Residents may elect to pay part RAD and part DAP — a common arrangement. Track each resident's payment election in the resident register and ensure the income recognition and liability recording match the election.

ACFI Cost Allocation and the AN-ACC Transition

While AN-ACC replaced ACFI for funding purposes, many older facilities still carry ACFI-era cost allocation frameworks in their management reporting. For facilities that want meaningful cost reporting, an activity-based cost allocation approach is appropriate — allocating direct care costs (nursing, personal care, allied health) to care cost centres, and accommodation costs (maintenance, cleaning, laundry) to accommodation cost centres.

Under AN-ACC, the funding is not linked to individual cost items in the way ACFI was (ACFI had three domains — Activities of Daily Living, Behaviour, and Complex Health Care — each generating a separate subsidy component). AN-ACC is a single classification producing a single daily rate. However, the facility still needs to demonstrate that its care expenditure is appropriate for the care needs of its residents, particularly in light of the new Quality Indicators requirements and the Aged Care Quality and Safety Commission Act 2018.

For bookkeeping purposes, the practical implication is maintaining detailed coding of care costs by type: Registered Nurses, Enrolled Nurses, Personal Care Workers, Allied Health (physiotherapy, occupational therapy, speech therapy), and ancillary care supports. These costs are reported in the annual Aged Care Financial Report (ACFR) submitted to the Department of Health and Aged Care. Incorrect cost coding will produce inaccurate ACFR data, which affects the government's sector-wide policy modelling.

GST-Free Personal Care Versus Taxable Extras

The distinction between GST-free aged care supplies and taxable extras is practically important for facilities that charge residents for additional services beyond the standard care package.

GST-free supplies (section 38-25 GST Act) include:

  • Personal care services (bathing, dressing, continence management)
  • Nursing care
  • Accommodation in the care facility
  • Meals provided as part of the aged care package
  • Allied health services that form part of the care plan

Taxable supplies (standard rated at 10%) include:

  • Hairdressing and beauty services
  • Additional social activities charged separately
  • Optional excursions
  • Private phone and internet connections
  • Guest meals (meals for visiting family members)
  • Non-essential equipment hire

The demarcation can be contested where an extra service has both therapeutic and comfort dimensions. The ATO's aged care GST guidance (GSTR 2006/9) provides the framework for these determinations, but borderline cases may warrant a private ruling.

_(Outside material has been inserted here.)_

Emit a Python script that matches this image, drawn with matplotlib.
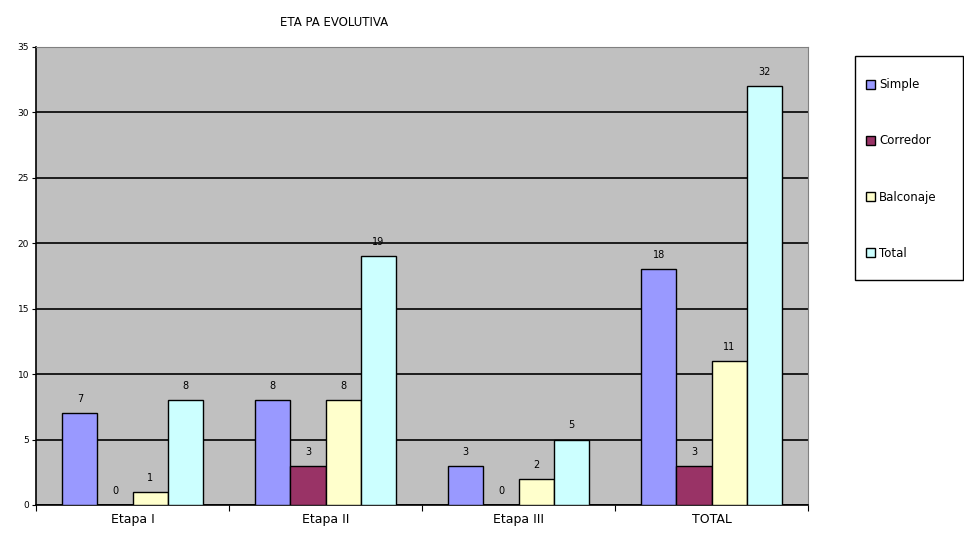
import numpy as np
import matplotlib.pyplot as plt
from matplotlib.patches import Patch, Rectangle

categories = ['Etapa I', 'Etapa II', 'Etapa III', 'TOTAL']
series = ['Simple', 'Corredor', 'Balconaje', 'Total']
simple = [7, 8, 3, 18]
corredor = [0, 3, 0, 3]
balconaje = [1, 8, 2, 11]
total = [8, 19, 5, 32]
colors = ['#9999FF', '#993366', '#FFFFCC', '#CCFFFF']

values = [simple, corredor, balconaje, total]

fig = plt.figure(figsize=(9.64, 5.35), dpi=100)
ax = fig.add_axes([36 / 964, 1 - 505 / 535, (808 - 36) / 964, (505 - 47) / 535])
ax.set_facecolor('#C0C0C0')

x = np.arange(len(categories))
w = 1 / 5.5
for i, (vals, c) in enumerate(zip(values, colors)):
    pos = x + (i - 1.5) * w
    ax.bar(pos, vals, width=w, color=c, edgecolor='black', linewidth=1, zorder=3)
    for p, v in zip(pos, vals):
        ax.text(p, v + 0.7, str(v), ha='center', va='bottom', fontsize=7, zorder=4)

ax.set_xlim(-0.5, len(categories) - 0.5)
ax.set_ylim(0, 35)
ax.set_yticks(range(0, 36, 5))
ax.yaxis.grid(True, color='black', linewidth=1.2, zorder=1)
ax.set_axisbelow(True)
ax.tick_params(axis='y', labelsize=6.5, length=3, pad=2)
ax.set_xticks(np.arange(-0.5, len(categories), 1))
ax.set_xticklabels([])
ax.tick_params(axis='x', length=4)
ax.set_xticks(x, minor=True)
ax.set_xticklabels(categories, minor=True, fontsize=9)
ax.tick_params(axis='x', which='minor', length=0, pad=6)
for s in ['top', 'right']:
    ax.spines[s].set_color('#808080')
ax.spines['left'].set_linewidth(1.2)
ax.spines['bottom'].set_linewidth(1.2)

fig.text(334 / 964, 1 - 22 / 535, 'ETA PA EVOLUTIVA', ha='center', va='center', fontsize=8.5)

# legend box drawn separately so the padding can differ per side
fig.patches.append(Rectangle((855 / 964, 1 - 280 / 535), 108 / 964, 224 / 535,
                             transform=fig.transFigure, facecolor='white',
                             edgecolor='black', linewidth=1, zorder=0))
handles = [Patch(facecolor=c, edgecolor='black', label=s) for s, c in zip(series, colors)]
leg = fig.legend(handles=handles, loc='center left', bbox_to_anchor=(866 / 964, 1 - 169 / 535),
                 fontsize=8.5, frameon=False,
                 handlelength=0.8, handleheight=0.8, handletextpad=0.3,
                 labelspacing=3.66, borderpad=0, borderaxespad=0)

fig.savefig('out.png', dpi=100)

For facilities that offer a significant volume of taxable extras, the GST proportion needs to be carefully managed. The facility's input tax credit entitlements must be apportioned between taxable and GST-free supplies using an approved apportionment method — the standard method is the turnover method (proportion of GST-free revenue to total revenue), but facilities with complex supply mixes may benefit from an alternative apportionment approach under section 70-45 of the GST Act.

Practical Chart of Accounts and Reporting

A well-structured aged care chart of accounts should capture:

Income:

  • AN-ACC care subsidies (by quarter, GST-free)
  • Basic daily fee income (resident co-contribution, GST-free)
  • Means-tested care fee income (GST-free)
  • RAD interest income (assessable, not GST)
  • DAP income (GST-free)
  • Taxable extras revenue (GST inclusive)

Liabilities:

  • Refundable Accommodation Deposits (by resident)
  • RAD retention reserve

Expenditure by cost centre:

  • Registered Nurse labour
  • Enrolled Nurse and Personal Care Worker labour
  • Allied health (contracted and employed)
  • Catering and dietary
  • Maintenance and accommodation
  • Administration

With this structure, the facility can produce meaningful reports for the board, complete the ACFR accurately, and meet the Department's financial prudential requirements. Aged care bookkeeping done well is not just compliance — it directly supports the quality of care the facility can sustain.